Ellas me devoran, me encarnan
y son, a mi pesar, la incomprensible
     eternidad.


En Las ocho casas existe el eco fantasmal de su hermano Amadeo. A modo de epígrafe, cada puerta se abre con el conjuro de sus recuerdos: casas habitadas por la melancolía y la desesperanza que trazan el semblante de la misma poeta, los paisajes familiares de su vida.

Pero yo sólo veo estas paredes
desgajando su piel de cal y tiempo,
estas paredes grises que me enredan
con razones urgentes,
Quiero ponerles tinta.


Existe un eco minúsculo de pesimismo romántico, con sus rastros introspectivos. Pero Rocío busca una provocación, una explicación de su mundo a través de la poesía o, mejor dicho, construir poéticamente otra posibilidad de ser y habitarla. Su ensayo El lenguaje como resistencia (Praxis, 2008) es un recorrido por las ideas de los filósofos modernos y posmodernos, un atrevido texto crítico que despierta la pregunta: ¿para qué es mi vida? ¿Es posible gozar la experiencia estética en cada acto de nuestra cotidianidad? Rocío apuesta por lo “mántico de la poesía”, el goce verbal del neobarroco. Araceli Mancilla, hermana de poesía de Rocío González, afirma que:

“En este libro nos conduce de la mano de filósofos y pensadores de lo que se llama la posmodernidad, hacia los territorios que configuran el lenguaje literario y artístico, como un terreno de absoluta libertad, donde el sentido de la existencia, que parece perdido en nuestros días, encuentra un espacio de invención y vinculación, interna y externa, amplio y poderoso; donde el lenguaje que expresa el «extremo ardor» del instinto y del misterio de la vida es el lenguaje poético.
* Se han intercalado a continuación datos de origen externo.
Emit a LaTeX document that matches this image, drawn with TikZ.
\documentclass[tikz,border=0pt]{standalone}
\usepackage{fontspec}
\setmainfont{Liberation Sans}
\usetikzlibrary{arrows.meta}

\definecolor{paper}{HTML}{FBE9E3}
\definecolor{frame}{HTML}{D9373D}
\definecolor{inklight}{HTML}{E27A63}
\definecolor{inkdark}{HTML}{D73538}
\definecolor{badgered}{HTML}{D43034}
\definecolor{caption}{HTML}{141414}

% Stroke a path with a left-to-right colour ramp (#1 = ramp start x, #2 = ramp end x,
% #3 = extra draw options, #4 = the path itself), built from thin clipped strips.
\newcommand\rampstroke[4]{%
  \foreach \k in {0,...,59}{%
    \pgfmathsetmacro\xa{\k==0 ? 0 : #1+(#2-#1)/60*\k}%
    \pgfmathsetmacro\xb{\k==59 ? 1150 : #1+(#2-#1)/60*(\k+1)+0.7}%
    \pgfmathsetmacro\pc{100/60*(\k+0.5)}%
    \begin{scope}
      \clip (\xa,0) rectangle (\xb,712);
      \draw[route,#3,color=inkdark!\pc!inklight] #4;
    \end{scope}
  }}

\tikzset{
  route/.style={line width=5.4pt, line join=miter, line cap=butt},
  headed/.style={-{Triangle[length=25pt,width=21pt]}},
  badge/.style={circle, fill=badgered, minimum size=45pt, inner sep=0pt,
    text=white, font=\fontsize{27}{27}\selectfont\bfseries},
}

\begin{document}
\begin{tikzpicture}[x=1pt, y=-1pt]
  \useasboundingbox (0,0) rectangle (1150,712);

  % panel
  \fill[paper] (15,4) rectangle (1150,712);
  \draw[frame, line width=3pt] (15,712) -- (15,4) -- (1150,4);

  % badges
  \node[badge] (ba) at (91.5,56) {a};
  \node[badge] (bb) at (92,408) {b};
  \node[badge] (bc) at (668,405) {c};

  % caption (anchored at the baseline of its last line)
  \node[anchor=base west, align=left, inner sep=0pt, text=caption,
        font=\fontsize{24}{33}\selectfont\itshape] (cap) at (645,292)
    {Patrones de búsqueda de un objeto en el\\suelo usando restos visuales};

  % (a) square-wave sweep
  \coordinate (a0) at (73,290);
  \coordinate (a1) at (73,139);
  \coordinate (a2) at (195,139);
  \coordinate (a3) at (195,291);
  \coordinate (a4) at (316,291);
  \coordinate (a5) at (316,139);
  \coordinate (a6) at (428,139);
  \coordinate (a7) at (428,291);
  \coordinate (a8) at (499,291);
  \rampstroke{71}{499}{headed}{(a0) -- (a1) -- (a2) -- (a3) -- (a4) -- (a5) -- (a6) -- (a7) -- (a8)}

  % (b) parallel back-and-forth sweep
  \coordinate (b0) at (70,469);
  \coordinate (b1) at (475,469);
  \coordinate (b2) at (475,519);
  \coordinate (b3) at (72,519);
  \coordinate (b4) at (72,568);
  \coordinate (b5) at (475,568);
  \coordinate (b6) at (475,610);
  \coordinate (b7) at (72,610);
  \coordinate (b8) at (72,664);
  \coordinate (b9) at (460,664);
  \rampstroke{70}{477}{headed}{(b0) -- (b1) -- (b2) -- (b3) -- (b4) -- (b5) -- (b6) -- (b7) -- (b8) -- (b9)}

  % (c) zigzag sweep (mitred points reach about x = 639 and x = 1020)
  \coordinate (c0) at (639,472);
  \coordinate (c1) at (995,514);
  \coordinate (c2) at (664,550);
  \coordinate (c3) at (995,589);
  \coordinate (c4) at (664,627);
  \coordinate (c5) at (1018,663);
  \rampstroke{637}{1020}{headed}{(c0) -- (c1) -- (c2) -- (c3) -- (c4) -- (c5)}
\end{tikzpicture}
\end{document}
Rocío González exploró también un diálogo con el público infantil. En 2010 publicó León panza arriba, en cooperación con el IEPPO. En sus demás títulos, Azar que danza (Aldus, 2006), la plaqueta Ángeles en vilo (1993), Interiores del tiempo (Praxis/Fundación Guiée Xhúuba, 1995) y Vislumbre (Ediciones Arlequín, 1999), aparecen ciertas constantes, ciertas manías (ese resquebrajo): las palabras se resquebrajan, desarmando el significado común y convirtiéndolo en un artilugio del corazón, misterioso, oscuro, revelador. Rocío González indagó en los laberintos de esa casa que fue su memoria, en las habitaciones del dolor, para construir los cimientos de una lírica que dialoga consigo misma y, al mismo tiempo, confecciona lazos con el otro. Encuentros fatales, pero también necesarios. En ella encontró la llave del mundo: el amor y la esperanza.